Je ne vois pas pourquoi Red Bull serait dans une position inattaquable dans les années qui viennent. Je pense qu'on aura des courses très disputées l'année prochaine, parce que de nombreuses écuries ont pu continuer leur développement cette saison. Et ceux qui avaient les plus gros moyens ne se sont pas tant échappés. L'avance de Red Bull cette saison est relativement courte pour une première année de règlement, qui devait être complètement révolutionnaire. Concernant le châssis, on a vu beaucoup d'équipes en difficulté avec le marsouinage, ce que tout le monde aura géré d'ici à la saison prochaine normalement.
La grille va rester assez compacte, et c'est aussi pour cela que l'on a parlé autant de stratégie cette saison. Les gens ne sont pas devenus plus idiots en un an, mais l'importance de la stratégie est plus prépondérante que par le passé. Red Bull a tiré son épingle du jeu stratégiquement cette saison, mais cela ne les met pas à l'abri d'être chahutés plus tard.
Quelle est la marge de manœuvre pour les écuries pour rattraper leur retard, surtout avec le cap financier qui sera de plus en plus strict ?

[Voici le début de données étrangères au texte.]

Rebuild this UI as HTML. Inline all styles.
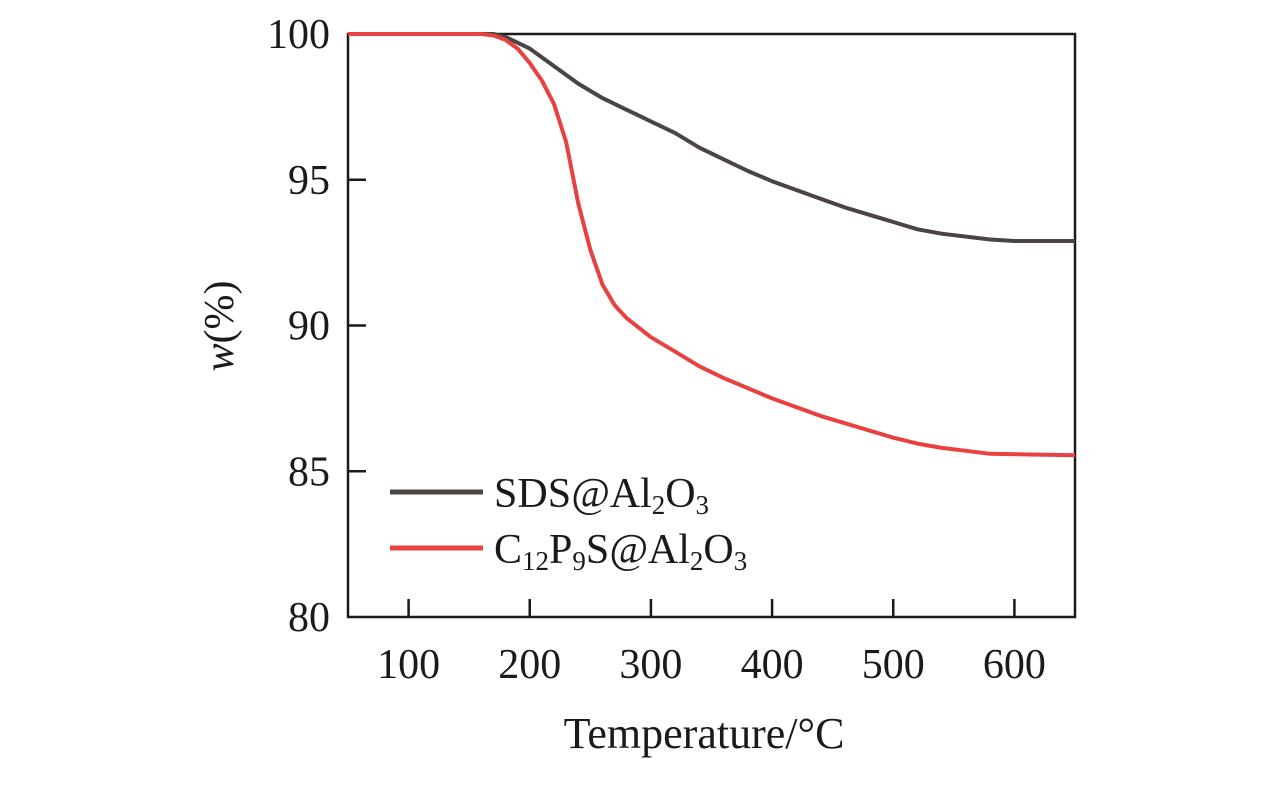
<!DOCTYPE html>
<html><head><meta charset="utf-8"><style>
body{margin:0;background:#fff;}
svg text{font-family:"Liberation Serif",serif;fill:#1a1a1a;}
</style></head><body>
<svg id="chart" width="1276" height="787" viewBox="0 0 1276 787" xmlns="http://www.w3.org/2000/svg">
<g id="axes"></g>
<g id="series"></g>
<g>
<line x1="390" y1="492" x2="483" y2="492" stroke="#4a4442" stroke-width="5"/>
<text x="494" y="507" font-size="42">SDS<tspan font-style="italic">@</tspan>Al<tspan font-size="27" dy="7">2</tspan><tspan dy="-7">O</tspan><tspan font-size="27" dy="7">3</tspan></text>
<line x1="390" y1="548" x2="483" y2="548" stroke="#e8413f" stroke-width="5"/>
<text x="494" y="563" font-size="42">C<tspan font-size="27" dy="7">12</tspan><tspan dy="-7">P</tspan><tspan font-size="27" dy="7">9</tspan><tspan dy="-7">S</tspan><tspan font-style="italic">@</tspan>Al<tspan font-size="27" dy="7">2</tspan><tspan dy="-7">O</tspan><tspan font-size="27" dy="7">3</tspan></text>
</g>
<text x="704" y="748" font-size="44" text-anchor="middle">Temperature/°C</text>
<text transform="translate(233,326) rotate(-90)" font-size="42" text-anchor="middle"><tspan font-style="italic">w</tspan>(%)</text>
</svg>
<script>
const xTicks=[100,200,300,400,500,600];
const yTicks=[80,85,90,95,100];
const sdsT=[50,170,180,200,220,240,260,280,300,320,340,360,380,400,420,440,460,480,500,520,540,560,580,600,650];
const sdsW=[100,100,99.9,99.5,98.9,98.3,97.8,97.4,97.0,96.6,96.1,95.7,95.3,94.95,94.65,94.35,94.05,93.8,93.55,93.3,93.15,93.05,92.95,92.9,92.9];
const redT=[50,160,170,180,190,200,210,220,230,240,250,260,270,280,300,320,340,360,380,400,420,440,460,480,500,520,540,560,580,650];
const redW=[100,100,99.95,99.8,99.5,99.0,98.4,97.6,96.3,94.2,92.6,91.4,90.7,90.25,89.6,89.1,88.6,88.2,87.85,87.5,87.2,86.9,86.65,86.4,86.15,85.95,85.8,85.7,85.6,85.55];
const X0=348,X1=1075,Y0=617,Y1=34,xmin=50,xmax=650,ymin=80,ymax=100;
const sx=v=>X0+(v-xmin)/(xmax-xmin)*(X1-X0);
const sy=v=>Y0-(v-ymin)/(ymax-ymin)*(Y0-Y1);
const NS="http://www.w3.org/2000/svg";
const axes=document.getElementById('axes'),ser=document.getElementById('series');
function mk(t,a,p){const e=document.createElementNS(NS,t);for(const k in a)e.setAttribute(k,a[k]);p.appendChild(e);return e;}
const frame=mk('rect',{x:X0,y:Y1,width:X1-X0,height:Y0-Y1,fill:'none',stroke:'#1a1a1a','stroke-width':2.5},axes);


xTicks.forEach(v=>{
 const l=mk('line',{x1:sx(v),x2:sx(v),y1:Y0,y2:Y0-18,stroke:'#1a1a1a','stroke-width':2.5},axes);
 
 
 const t=mk('text',{x:sx(v),y:Y0+61,'font-size':42,'text-anchor':'middle'},axes);t.textContent=v;
 
 
});
yTicks.forEach(v=>{
 if(v>ymin&&v<ymax){const l=mk('line',{x1:X0,x2:X0+18,y1:sy(v),y2:sy(v),stroke:'#1a1a1a','stroke-width':2.5},axes);
 
 }
 const t=mk('text',{x:330,y:sy(v)+14,'font-size':42,'text-anchor':'end'},axes);t.textContent=v;
 
 
});
function line(T,W,c,name){
 const d=T.map((t,i)=>(i?'L':'M')+sx(t).toFixed(1)+' '+sy(W[i]).toFixed(1)).join(' ');
 const p=mk('path',{d:d,fill:'none',stroke:c,'stroke-width':4,'stroke-linejoin':'round'},ser);
 
 
}
line(sdsT,sdsW,'#4a4442','series-sds');
line(redT,redW,'#e8413f','series-c12p9s');
</script>
</body></html>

Le choix simple, surtout pour les écuries qui étaient plus limitées en ressources, c'était de savoir si on développe la voiture de cette année, ou déjà celle de l'année prochaine. Plus le "budget cap" sera pressant, plus la question sera cruciale. Je pense que les équipes vont aussi se concentrer sur des constructions de véhicules plus modulaires, prendre en compte la possibilité de faire évoluer la monoplace dans la façon dont on la conçoit, et pas simplement voir la voiture comme un élément unique que l'on met à la poubelle à la fin de l'année. Chez Renault, on avait de telles contraintes qu'on a utilisé le même châssis pendant plusieurs années. Mercedes en aurait fait des cauchemars ! On l'avait identifié dès 2020 parce qu'on avait un budget plus limité que les écuries de pointe, donc je vois Alpine bien préparée à toutes ces nouvelles données.
Cela va dans la logique d'augmenter la durée de vie de ce que l'on conçoit. Si vous économisez les quelques centaines de milliers d'euros de développement d'un nouveau châssis, et mettez ça par exemple dans le développement aérodynamique, cela peut faire une vraie différence. L'impact de ces derniers millions dans le budget est considérable. C'est pour cela aussi que la situation de Red Bull et son infraction au règlement financier en 2021 fait réagir. Cinq millions d'euros par exemple, c'est juste pharamineux. Sur 145 millions d'euros de budget, cela peut ne pas paraître grand-chose, mais en F1, cela peut correspondre à l'ensemble du budget de développement sur une saison.
Max Verstappen commence à être un pilote parfait
Cyril Abiteboulà franceinfo: sport
Max Verstappen semble avoir encore franchi un cap de maîtrise et de maturité en 2022. Vous lui voyez encore une marge de progression ?
J'en voyais déjà peu l'année dernière… En fin de saison 2021, il m'avait déjà impressionné alors que tout le monde disait que c'était un championnat pour Lewis Hamilton. Cette saison, il a eu moins de concurrence, mais il a déjà montré par le passé qu'il arrive à être impeccable sous pression. Il lui reste à vraiment passer de challenger à défenseur de son bien, parce qu'il avait, quoi qu'on en dise, toujours dans son esprit un doute sur les conditions de son titre de l'année dernière.
Il est dans une zone de confort et d'excellence évidente. Il commence à être ce pilote parfait, qui se concentre sur l'essentiel, capable d'être agressif quand il faut, prendre son temps, être roublard au bon moment. Il commence à me rappeler un Fernando Alonso en puissance, qui a une maîtrise complète de son environnement à tout moment du week-end. Il fait déjà partie des grands.